Okra. I can't believe the okra season is soooo long. I may get to try Dori Sanders' recipe for Summer Cabbage with Sweet Potatoes and Okra. Just waiting on a cabbage to appear in the box.

Tuesday, October 6, 2009

Rutabagas, Roasted

Rutabagas are humble food to be sure, and my husband has a story demonstrating this fact. His father, D.B., was a pilot stationed in England during World War II. While walking by a farm in the countryside, D.B. spied a familiar and favorite food from his Middle Georgia home: rutabagas. He asked the farmer if he could have a few to take back to camp, hoping to convince the cooks to boil the rutabagas for him. The astonished farmer refused to part with the rutabagas because, he insisted, rutabagas, also known as Swedes, were not intended for human consumption, they were fit only for the beasts of the field. A soldier returned to camp without a surefire taste of home, and the lucky cattle got to keep their rutabagas.

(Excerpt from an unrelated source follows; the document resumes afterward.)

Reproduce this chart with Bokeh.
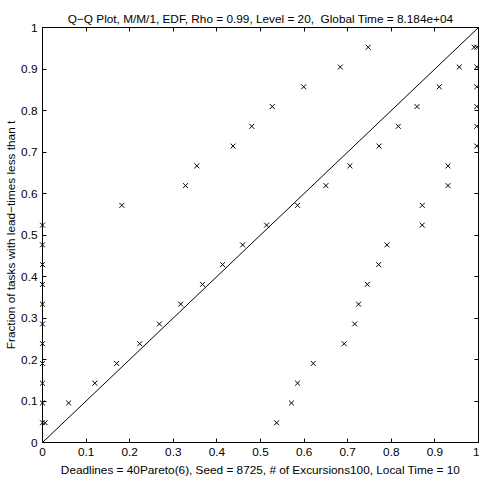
from bokeh.plotting import figure
from bokeh.models import Range1d, LinearAxis, FixedTicker
from bokeh.embed import file_html
from bokeh.resources import INLINE

# Empirical fractions (k/21) shared by all three samples
frac = [0.0476, 0.0952, 0.1429, 0.1905, 0.2381, 0.2857, 0.3333, 0.3810, 0.4286, 0.4762,
        0.5238, 0.5714, 0.6190, 0.6667, 0.7143, 0.7619, 0.8095, 0.8571, 0.9048, 0.9524]

# Quantile (x) values of the three samples
sample_a = [0.006, 0.060, 0.120, 0.170, 0.223, 0.268, 0.317, 0.367, 0.413, 0.459,
            0.514, 0.585, 0.650, 0.705, 0.772, 0.816, 0.859, 0.910, 0.956, 0.990]
sample_b = [0.0, 0.0, 0.0, 0.0, 0.0, 0.0, 0.0, 0.0, 0.0, 0.0,
            0.0, 0.182, 0.328, 0.354, 0.437, 0.480, 0.527, 0.599, 0.683, 0.747]
sample_c = [0.537, 0.571, 0.585, 0.621, 0.692, 0.716, 0.725, 0.745, 0.771, 0.790,
            0.871, 0.871, 0.930, 0.930, 0.996, 0.996, 0.996, 0.996, 0.996, 0.996]

ref_x = [0.0, 1.0]
ref_y = [0.0, 1.0]

tick_vals = [0.0, 0.1, 0.2, 0.3, 0.4, 0.5, 0.6, 0.7, 0.8, 0.9, 1.0]
tick_labels = ["0", "0.1", "0.2", "0.3", "0.4", "0.5", "0.6", "0.7", "0.8", "0.9", "1"]

title_text = "Q\u2212Q Plot, M/M/1, EDF, Rho = 0.99, Level = 20, \u00a0Global Time = 8.184e+04"
x_label = "Deadlines = 40Pareto(6), Seed = 8725, # of Excursions100, Local Time = 10"
y_label = "Fraction of tasks with lead\u2212times less than t"

FONT = "Liberation Sans"
FS = "11.8px"

p = figure(width=479, height=483, output_backend="svg", toolbar_location=None,
           x_range=Range1d(0, 1), y_range=Range1d(0, 1),
           min_border_left=42, min_border_right=1, min_border_top=27, min_border_bottom=41)
p.background_fill_color = "white"
p.border_fill_color = "white"
p.outline_line_color = "black"
p.outline_line_width = 1
p.xgrid.visible = False
p.ygrid.visible = False

p.title.text = title_text
p.title.align = "center"
p.title.text_font = FONT
p.title.text_font_size = FS
p.title.text_font_style = "normal"
p.title.text_color = "black"
p.title.standoff = 4

labels_map = {v: s for v, s in zip(tick_vals, tick_labels)}

def style_axis(ax, show_labels):
    ax.ticker = FixedTicker(ticks=tick_vals)
    ax.major_tick_in = 4
    ax.major_tick_out = 0
    ax.minor_tick_line_color = None
    ax.axis_line_color = "black"
    ax.axis_line_width = 1
    ax.major_tick_line_color = "black"
    ax.major_tick_line_width = 1
    if show_labels:
        ax.major_label_overrides = labels_map
        ax.major_label_text_font = FONT
        ax.major_label_text_font_size = FS
        ax.major_label_text_color = "black"
    else:
        ax.major_label_text_color = None
        ax.major_label_standoff = 0

xa = p.xaxis[0]
style_axis(xa, True)
xa.major_label_standoff = 5
xa.axis_label = x_label
xa.axis_label_text_font = FONT
xa.axis_label_text_font_size = FS
xa.axis_label_text_font_style = "normal"
xa.axis_label_text_color = "black"
xa.axis_label_standoff = 4

ya = p.yaxis[0]
style_axis(ya, True)
ya.major_label_standoff = 5
ya.axis_label = y_label
ya.axis_label_text_font = FONT
ya.axis_label_text_font_size = FS
ya.axis_label_text_font_style = "normal"
ya.axis_label_text_color = "black"
ya.axis_label_standoff = 0

top_ax = LinearAxis()
style_axis(top_ax, False)
p.add_layout(top_ax, "above")

right_ax = LinearAxis()
style_axis(right_ax, False)
p.add_layout(right_ax, "right")

p.line(ref_x, ref_y, line_color="black", line_width=1)
for xs in (sample_a, sample_b, sample_c):
    p.scatter(xs, frac, marker="x", size=7, line_color="black", line_width=1, level="overlay")

open("out.html", "w").write(file_html(p, INLINE))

This story gets dusted off whenever we serve rutabagas to friends who've never tasted the earthy bulbs. I'll admit that I had never considered rutabagas as food for humans or cattle until my husband introduced me to them. His rutabagas cooked with a smoked turkey leg are now a quirky highlight of our holiday tables, partly to honor the past, partly to secure a place in the future for solid, earthy, humble food.

Tonight, the rutabagas were roasted with olive oil and salt and pepper in a 400 degree oven for about 45 minutes. As is true with most roasted vegetables, they were much sweeter than when braised. The color was golden, instead of the amber I expected. Indeed, they looked much like burnished Yukon Gold potatoes. Go ahead, give rutabagas a try. You may have a story to pass on to your kids.

Thursday, October 1, 2009

Behold, the B.A.M.

This week's CSA box featured butternut squash, apples, green beans, basil, okra, arugula, hot peppers and alfalfa sprouts.

I love alfalfa sprouts, but rarely purchase them. Sprouts are a crunchy alternative to lettuce and required the invention of a new sandwich, the B.A.M., Bacon (bits). Alfalfa (sprouts). Mayonnaise (Hellmann's or bust). All on Pepperidge Farm white sandwich bread. Delish.